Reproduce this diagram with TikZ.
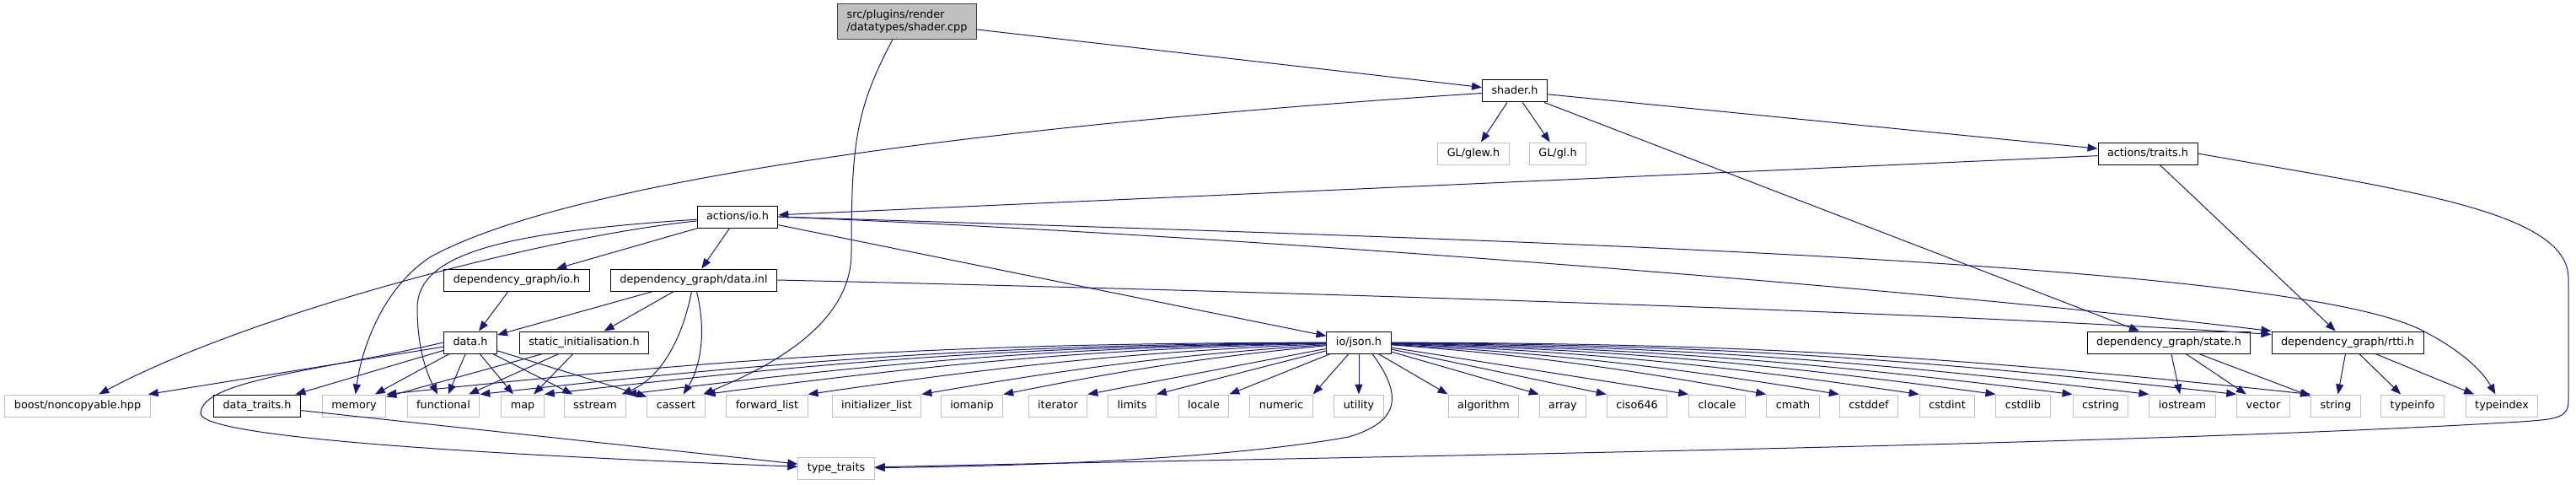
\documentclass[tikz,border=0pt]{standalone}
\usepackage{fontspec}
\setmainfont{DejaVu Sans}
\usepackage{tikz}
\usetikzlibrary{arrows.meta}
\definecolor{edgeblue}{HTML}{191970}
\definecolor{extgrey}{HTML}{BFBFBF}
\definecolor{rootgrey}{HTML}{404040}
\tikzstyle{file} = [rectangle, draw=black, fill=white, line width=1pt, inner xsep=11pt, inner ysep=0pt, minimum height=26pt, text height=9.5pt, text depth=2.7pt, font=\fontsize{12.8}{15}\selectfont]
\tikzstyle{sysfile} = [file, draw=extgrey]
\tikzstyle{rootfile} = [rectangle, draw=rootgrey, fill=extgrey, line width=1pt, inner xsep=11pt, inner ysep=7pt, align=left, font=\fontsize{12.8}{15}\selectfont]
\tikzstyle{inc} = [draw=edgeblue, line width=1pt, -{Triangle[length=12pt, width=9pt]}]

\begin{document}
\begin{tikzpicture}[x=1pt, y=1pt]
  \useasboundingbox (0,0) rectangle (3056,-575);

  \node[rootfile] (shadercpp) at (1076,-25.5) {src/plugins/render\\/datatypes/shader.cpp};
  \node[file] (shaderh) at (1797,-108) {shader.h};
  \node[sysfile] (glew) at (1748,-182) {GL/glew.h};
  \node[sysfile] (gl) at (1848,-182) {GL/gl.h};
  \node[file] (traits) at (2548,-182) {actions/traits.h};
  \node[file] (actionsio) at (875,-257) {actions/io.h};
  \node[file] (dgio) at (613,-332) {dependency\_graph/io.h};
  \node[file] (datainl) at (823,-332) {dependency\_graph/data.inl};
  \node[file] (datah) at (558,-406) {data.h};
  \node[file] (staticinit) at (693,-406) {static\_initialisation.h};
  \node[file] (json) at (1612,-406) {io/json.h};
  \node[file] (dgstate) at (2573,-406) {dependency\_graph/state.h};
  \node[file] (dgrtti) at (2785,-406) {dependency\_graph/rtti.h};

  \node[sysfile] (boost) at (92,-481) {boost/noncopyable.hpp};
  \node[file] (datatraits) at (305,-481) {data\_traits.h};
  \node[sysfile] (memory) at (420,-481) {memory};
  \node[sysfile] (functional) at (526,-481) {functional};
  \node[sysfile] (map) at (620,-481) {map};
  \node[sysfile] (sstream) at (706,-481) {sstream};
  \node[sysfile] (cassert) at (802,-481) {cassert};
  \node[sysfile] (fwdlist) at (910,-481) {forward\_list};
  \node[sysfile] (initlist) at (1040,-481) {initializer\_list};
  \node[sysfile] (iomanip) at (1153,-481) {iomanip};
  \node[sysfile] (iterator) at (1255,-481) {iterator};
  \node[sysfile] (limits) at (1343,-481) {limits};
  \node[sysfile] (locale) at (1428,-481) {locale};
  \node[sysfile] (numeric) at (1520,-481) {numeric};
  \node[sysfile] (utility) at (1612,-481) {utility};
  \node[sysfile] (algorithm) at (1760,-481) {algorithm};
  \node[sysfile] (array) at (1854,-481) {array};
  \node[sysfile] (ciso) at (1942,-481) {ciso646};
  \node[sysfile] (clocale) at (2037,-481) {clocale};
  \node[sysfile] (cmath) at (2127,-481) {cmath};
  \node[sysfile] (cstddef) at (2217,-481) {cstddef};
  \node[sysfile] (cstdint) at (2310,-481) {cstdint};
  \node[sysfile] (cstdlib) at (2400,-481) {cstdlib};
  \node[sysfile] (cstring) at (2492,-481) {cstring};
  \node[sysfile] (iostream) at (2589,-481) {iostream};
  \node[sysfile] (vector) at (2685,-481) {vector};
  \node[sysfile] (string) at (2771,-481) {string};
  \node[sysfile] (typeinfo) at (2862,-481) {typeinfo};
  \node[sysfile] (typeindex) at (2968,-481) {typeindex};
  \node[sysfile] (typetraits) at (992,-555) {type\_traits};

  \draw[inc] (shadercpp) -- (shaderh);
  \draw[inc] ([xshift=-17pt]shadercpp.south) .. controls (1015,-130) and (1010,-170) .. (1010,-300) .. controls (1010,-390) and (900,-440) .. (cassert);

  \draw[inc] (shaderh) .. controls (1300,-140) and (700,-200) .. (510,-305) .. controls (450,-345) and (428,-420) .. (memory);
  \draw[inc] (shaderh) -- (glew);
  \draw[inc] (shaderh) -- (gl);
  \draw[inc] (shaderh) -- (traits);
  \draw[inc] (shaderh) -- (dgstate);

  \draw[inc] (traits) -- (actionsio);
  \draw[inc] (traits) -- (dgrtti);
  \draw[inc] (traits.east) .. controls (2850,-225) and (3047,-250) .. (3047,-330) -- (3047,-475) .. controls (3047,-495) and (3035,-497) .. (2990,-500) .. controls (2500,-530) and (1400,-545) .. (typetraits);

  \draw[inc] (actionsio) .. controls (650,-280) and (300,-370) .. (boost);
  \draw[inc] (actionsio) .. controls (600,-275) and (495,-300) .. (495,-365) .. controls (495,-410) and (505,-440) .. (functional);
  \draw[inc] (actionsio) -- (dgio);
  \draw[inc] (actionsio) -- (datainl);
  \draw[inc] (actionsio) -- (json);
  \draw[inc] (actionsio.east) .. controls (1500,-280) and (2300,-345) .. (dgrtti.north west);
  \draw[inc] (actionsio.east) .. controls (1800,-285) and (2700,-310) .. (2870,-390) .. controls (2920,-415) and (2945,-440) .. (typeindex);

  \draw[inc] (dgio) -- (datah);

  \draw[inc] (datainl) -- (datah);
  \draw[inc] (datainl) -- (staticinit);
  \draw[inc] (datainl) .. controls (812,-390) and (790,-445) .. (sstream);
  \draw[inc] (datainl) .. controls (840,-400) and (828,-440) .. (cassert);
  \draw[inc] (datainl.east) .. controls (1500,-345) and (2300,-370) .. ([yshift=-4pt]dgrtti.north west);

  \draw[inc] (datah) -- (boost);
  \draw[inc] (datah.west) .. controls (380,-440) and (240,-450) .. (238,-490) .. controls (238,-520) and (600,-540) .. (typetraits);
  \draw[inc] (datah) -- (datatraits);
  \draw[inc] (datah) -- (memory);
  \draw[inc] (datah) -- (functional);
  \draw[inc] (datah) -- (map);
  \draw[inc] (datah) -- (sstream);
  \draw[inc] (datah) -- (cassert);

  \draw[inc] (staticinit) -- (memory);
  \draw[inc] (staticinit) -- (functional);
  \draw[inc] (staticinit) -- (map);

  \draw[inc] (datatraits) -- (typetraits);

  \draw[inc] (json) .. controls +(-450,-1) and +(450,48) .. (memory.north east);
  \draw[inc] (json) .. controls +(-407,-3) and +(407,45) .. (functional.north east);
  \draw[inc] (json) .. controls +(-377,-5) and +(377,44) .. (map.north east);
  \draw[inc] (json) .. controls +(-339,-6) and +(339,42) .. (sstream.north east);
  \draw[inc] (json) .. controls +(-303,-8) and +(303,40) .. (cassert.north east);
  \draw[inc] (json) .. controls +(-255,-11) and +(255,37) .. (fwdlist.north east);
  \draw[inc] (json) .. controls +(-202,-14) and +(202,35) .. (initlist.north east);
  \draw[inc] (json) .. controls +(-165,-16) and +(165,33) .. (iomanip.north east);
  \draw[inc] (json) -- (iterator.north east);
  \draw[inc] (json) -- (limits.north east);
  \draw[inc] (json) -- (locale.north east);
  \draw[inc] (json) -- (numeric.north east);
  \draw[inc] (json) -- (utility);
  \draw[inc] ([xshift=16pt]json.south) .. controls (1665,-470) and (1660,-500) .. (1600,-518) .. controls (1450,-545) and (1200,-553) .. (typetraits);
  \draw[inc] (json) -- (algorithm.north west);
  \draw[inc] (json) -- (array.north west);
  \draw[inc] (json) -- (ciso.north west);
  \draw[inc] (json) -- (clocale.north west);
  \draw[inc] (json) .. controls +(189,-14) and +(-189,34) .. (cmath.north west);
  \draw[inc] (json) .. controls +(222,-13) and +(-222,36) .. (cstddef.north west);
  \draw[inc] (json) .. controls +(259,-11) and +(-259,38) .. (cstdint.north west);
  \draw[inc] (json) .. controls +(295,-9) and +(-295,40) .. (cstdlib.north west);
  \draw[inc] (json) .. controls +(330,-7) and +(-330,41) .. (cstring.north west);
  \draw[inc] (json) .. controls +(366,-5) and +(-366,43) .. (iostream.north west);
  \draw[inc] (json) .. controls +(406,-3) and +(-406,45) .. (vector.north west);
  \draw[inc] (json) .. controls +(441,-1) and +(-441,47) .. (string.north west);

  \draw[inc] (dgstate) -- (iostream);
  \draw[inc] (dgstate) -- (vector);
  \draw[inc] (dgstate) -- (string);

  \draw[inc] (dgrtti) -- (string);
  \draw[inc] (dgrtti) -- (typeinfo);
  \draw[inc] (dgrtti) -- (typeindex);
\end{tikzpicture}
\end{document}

» **EXERCISE**: In the data above, please extract the lines from the first one through the line with "(dgrtti) at (2785,-406)", exactly, and keep pictures out.

» **THE RESULT**:
Reproduce this diagram with TikZ.
\documentclass[tikz,border=0pt]{standalone}
\usepackage{fontspec}
\setmainfont{DejaVu Sans}
\usepackage{tikz}
\usetikzlibrary{arrows.meta}
\definecolor{edgeblue}{HTML}{191970}
\definecolor{extgrey}{HTML}{BFBFBF}
\definecolor{rootgrey}{HTML}{404040}
\tikzstyle{file} = [rectangle, draw=black, fill=white, line width=1pt, inner xsep=11pt, inner ysep=0pt, minimum height=26pt, text height=9.5pt, text depth=2.7pt, font=\fontsize{12.8}{15}\selectfont]
\tikzstyle{sysfile} = [file, draw=extgrey]
\tikzstyle{rootfile} = [rectangle, draw=rootgrey, fill=extgrey, line width=1pt, inner xsep=11pt, inner ysep=7pt, align=left, font=\fontsize{12.8}{15}\selectfont]
\tikzstyle{inc} = [draw=edgeblue, line width=1pt, -{Triangle[length=12pt, width=9pt]}]

\begin{document}
\begin{tikzpicture}[x=1pt, y=1pt]
  \useasboundingbox (0,0) rectangle (3056,-575);

  \node[rootfile] (shadercpp) at (1076,-25.5) {src/plugins/render\\/datatypes/shader.cpp};
  \node[file] (shaderh) at (1797,-108) {shader.h};
  \node[sysfile] (glew) at (1748,-182) {GL/glew.h};
  \node[sysfile] (gl) at (1848,-182) {GL/gl.h};
  \node[file] (traits) at (2548,-182) {actions/traits.h};
  \node[file] (actionsio) at (875,-257) {actions/io.h};
  \node[file] (dgio) at (613,-332) {dependency\_graph/io.h};
  \node[file] (datainl) at (823,-332) {dependency\_graph/data.inl};
  \node[file] (datah) at (558,-406) {data.h};
  \node[file] (staticinit) at (693,-406) {static\_initialisation.h};
  \node[file] (json) at (1612,-406) {io/json.h};
  \node[file] (dgstate) at (2573,-406) {dependency\_graph/state.h};
  \node[file] (dgrtti) at (2785,-406) {dependency\_graph/rtti.h};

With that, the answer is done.